WHAT IS REQUIRED: Leaving out the pictures, transcribe all of the records faithfully.
Begin
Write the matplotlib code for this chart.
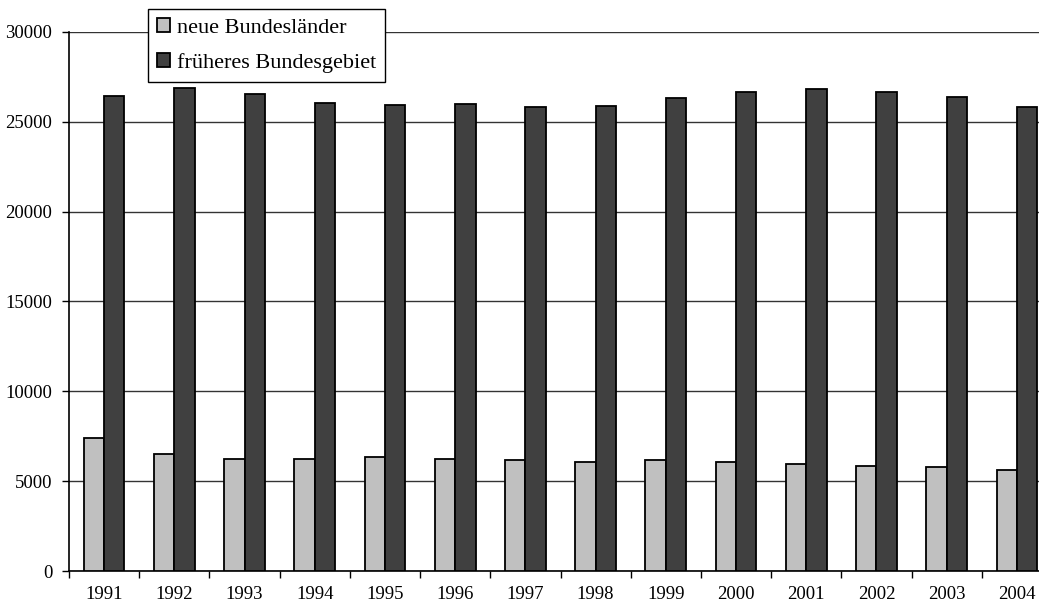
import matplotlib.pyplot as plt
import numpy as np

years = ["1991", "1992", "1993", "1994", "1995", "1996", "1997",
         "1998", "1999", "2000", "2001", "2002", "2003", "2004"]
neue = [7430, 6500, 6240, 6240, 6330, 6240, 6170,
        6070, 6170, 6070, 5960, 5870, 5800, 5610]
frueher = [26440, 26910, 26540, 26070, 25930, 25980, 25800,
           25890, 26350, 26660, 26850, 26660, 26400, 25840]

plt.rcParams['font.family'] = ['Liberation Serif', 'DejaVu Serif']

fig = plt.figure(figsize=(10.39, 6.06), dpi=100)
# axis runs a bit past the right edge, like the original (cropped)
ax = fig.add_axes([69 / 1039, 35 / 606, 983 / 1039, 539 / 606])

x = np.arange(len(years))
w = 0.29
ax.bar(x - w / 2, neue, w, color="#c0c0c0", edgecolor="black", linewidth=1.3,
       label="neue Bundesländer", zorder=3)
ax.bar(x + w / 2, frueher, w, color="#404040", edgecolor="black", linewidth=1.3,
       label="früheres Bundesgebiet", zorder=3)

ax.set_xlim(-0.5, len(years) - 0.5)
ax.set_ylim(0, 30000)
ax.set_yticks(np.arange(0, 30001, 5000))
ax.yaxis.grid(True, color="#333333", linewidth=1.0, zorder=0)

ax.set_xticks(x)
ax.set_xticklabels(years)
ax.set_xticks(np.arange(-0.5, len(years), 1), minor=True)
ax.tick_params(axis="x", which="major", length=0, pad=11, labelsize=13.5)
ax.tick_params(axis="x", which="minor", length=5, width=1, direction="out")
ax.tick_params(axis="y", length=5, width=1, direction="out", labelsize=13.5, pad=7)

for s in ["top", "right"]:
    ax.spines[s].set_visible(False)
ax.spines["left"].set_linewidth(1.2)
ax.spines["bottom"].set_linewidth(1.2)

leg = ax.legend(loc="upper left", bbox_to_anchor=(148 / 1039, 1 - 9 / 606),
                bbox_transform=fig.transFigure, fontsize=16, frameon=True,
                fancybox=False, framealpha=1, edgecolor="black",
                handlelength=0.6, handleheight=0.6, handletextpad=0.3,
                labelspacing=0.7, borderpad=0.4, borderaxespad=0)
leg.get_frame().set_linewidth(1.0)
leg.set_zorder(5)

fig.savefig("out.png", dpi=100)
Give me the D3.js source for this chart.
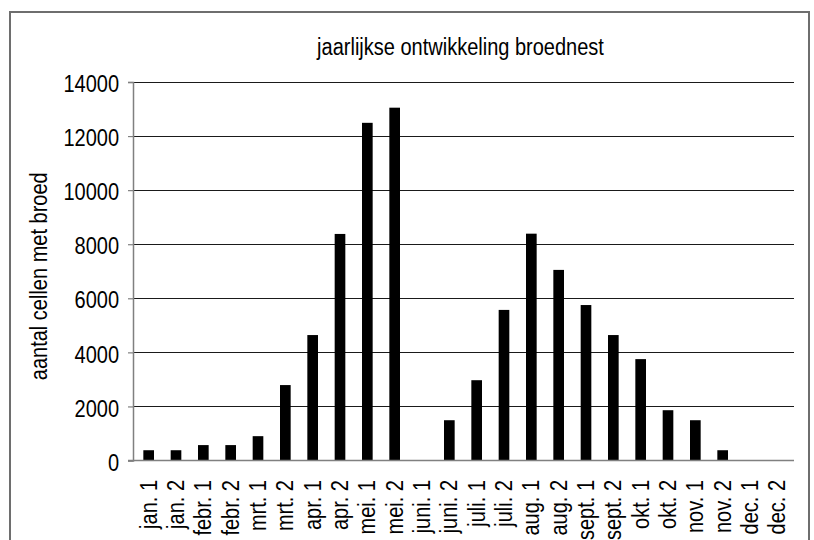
End
EXERCISE ANSWER:
Write the matplotlib code for this chart.
import matplotlib.pyplot as plt
import numpy as np

years = ["1991", "1992", "1993", "1994", "1995", "1996", "1997",
         "1998", "1999", "2000", "2001", "2002", "2003", "2004"]
neue = [7430, 6500, 6240, 6240, 6330, 6240, 6170,
        6070, 6170, 6070, 5960, 5870, 5800, 5610]
frueher = [26440, 26910, 26540, 26070, 25930, 25980, 25800,
           25890, 26350, 26660, 26850, 26660, 26400, 25840]

plt.rcParams['font.family'] = ['Liberation Serif', 'DejaVu Serif']

fig = plt.figure(figsize=(10.39, 6.06), dpi=100)
# axis runs a bit past the right edge, like the original (cropped)
ax = fig.add_axes([69 / 1039, 35 / 606, 983 / 1039, 539 / 606])

x = np.arange(len(years))
w = 0.29
ax.bar(x - w / 2, neue, w, color="#c0c0c0", edgecolor="black", linewidth=1.3,
       label="neue Bundesländer", zorder=3)
ax.bar(x + w / 2, frueher, w, color="#404040", edgecolor="black", linewidth=1.3,
       label="früheres Bundesgebiet", zorder=3)

ax.set_xlim(-0.5, len(years) - 0.5)
ax.set_ylim(0, 30000)
ax.set_yticks(np.arange(0, 30001, 5000))
ax.yaxis.grid(True, color="#333333", linewidth=1.0, zorder=0)

ax.set_xticks(x)
ax.set_xticklabels(years)
ax.set_xticks(np.arange(-0.5, len(years), 1), minor=True)
ax.tick_params(axis="x", which="major", length=0, pad=11, labelsize=13.5)
ax.tick_params(axis="x", which="minor", length=5, width=1, direction="out")
ax.tick_params(axis="y", length=5, width=1, direction="out", labelsize=13.5, pad=7)

for s in ["top", "right"]:
    ax.spines[s].set_visible(False)
ax.spines["left"].set_linewidth(1.2)
ax.spines["bottom"].set_linewidth(1.2)

leg = ax.legend(loc="upper left", bbox_to_anchor=(148 / 1039, 1 - 9 / 606),
                bbox_transform=fig.transFigure, fontsize=16, frameon=True,
                fancybox=False, framealpha=1, edgecolor="black",
                handlelength=0.6, handleheight=0.6, handletextpad=0.3,
                labelspacing=0.7, borderpad=0.4, borderaxespad=0)
leg.get_frame().set_linewidth(1.0)
leg.set_zorder(5)

fig.savefig("out.png", dpi=100)
Give me the D3.js source for this chart.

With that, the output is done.